Anche sulla prima fase dell’aggressione, incrociando le ipotesi scientifiche sulla forma delle lesioni e degli schizzi di sangue con la testimonianza di Giuseppina Vaio, la cliente di Marco Soracco che quella mattina chiamò diverse volte lo studio e si sentì rispondere sgarbatamente da una voce di donna che non era Nada, l’idea che si sono fatte accusa e parte civile è che fu proprio Cecere a rispondere al telefono. E questo subito prima di cominciare a colpire Nada. Secondo l’ipotesi accusatoria Cecere quella mattina aveva suonato alla porta perché voleva assolutamente parlare con Soracco.

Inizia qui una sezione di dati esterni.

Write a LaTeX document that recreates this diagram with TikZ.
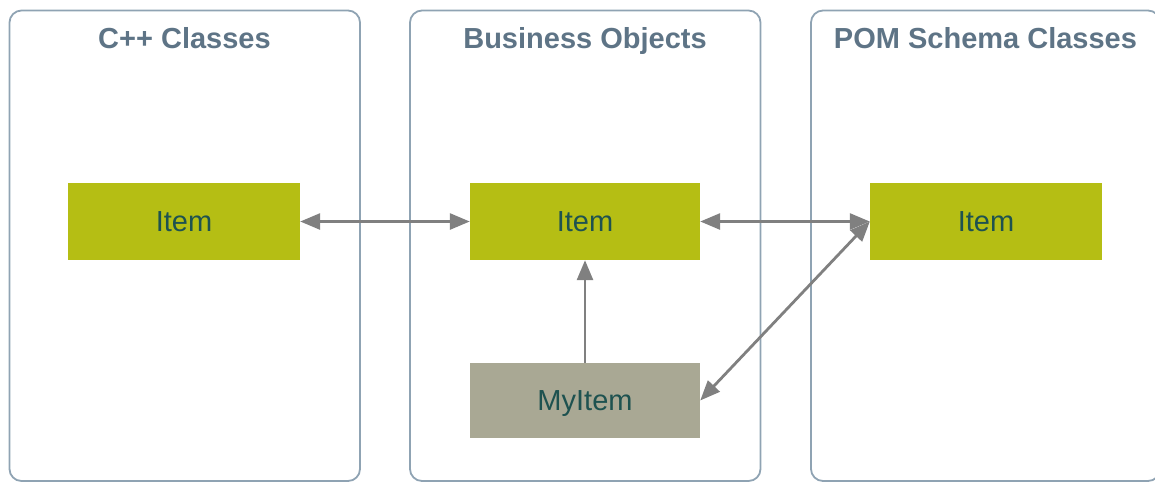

Nada le aveva aperto e aveva cercato di mandarla via (Soracco non c’era e lei aveva avuto disposizione di non passarle nemmeno le telefonate di Cecere) ma lei si era imposta e si era piazzata nello studio di Soracco dicendo che lo avrebbe aspettato lì. Quando però Cecere si era messa a rispondere al telefono Nada si era arrabbiata: questo atteggiamento avrebbe fatto arrabbiare Soracco e avrebbe fatto fare una brutta figura a tutto lo studio. Per questo forse Nada ha cercato di afferrare Cecere per farla uscire dalla stanza e lei ha reagito colpendola con il primo oggetto a portata di mano, proprio il fermacarte. Quell’oggetto probabilmente ad un certo punto era finito per terra in corridoio e poi sarà raccolto e lavato – sempre secondo l’impostazione dell’accusa – da Marisa Bacchioni, la madre di Soracco che come pacificamente noto, aveva pulito le scale e l’ingresso dello studio dal sangue prima dell’arrivo della polizia.

Entrambi i consulenti rispondendo alle domande dell’avvocata Franzone hanno detto che i colpi possono essere stati inferti da una donna. “Una forza che può essere stata sferrata anche da una donna, soprattutto in certe condizioni di esaltazione e aggressività” ha sentenziato Canale. E Bozzi ha aggiunto che visto che Nada Cella fu colpita anche a mani libere, “se fosse stato un uomo probabilmente avrebbe avuto la meglio con più facilità”.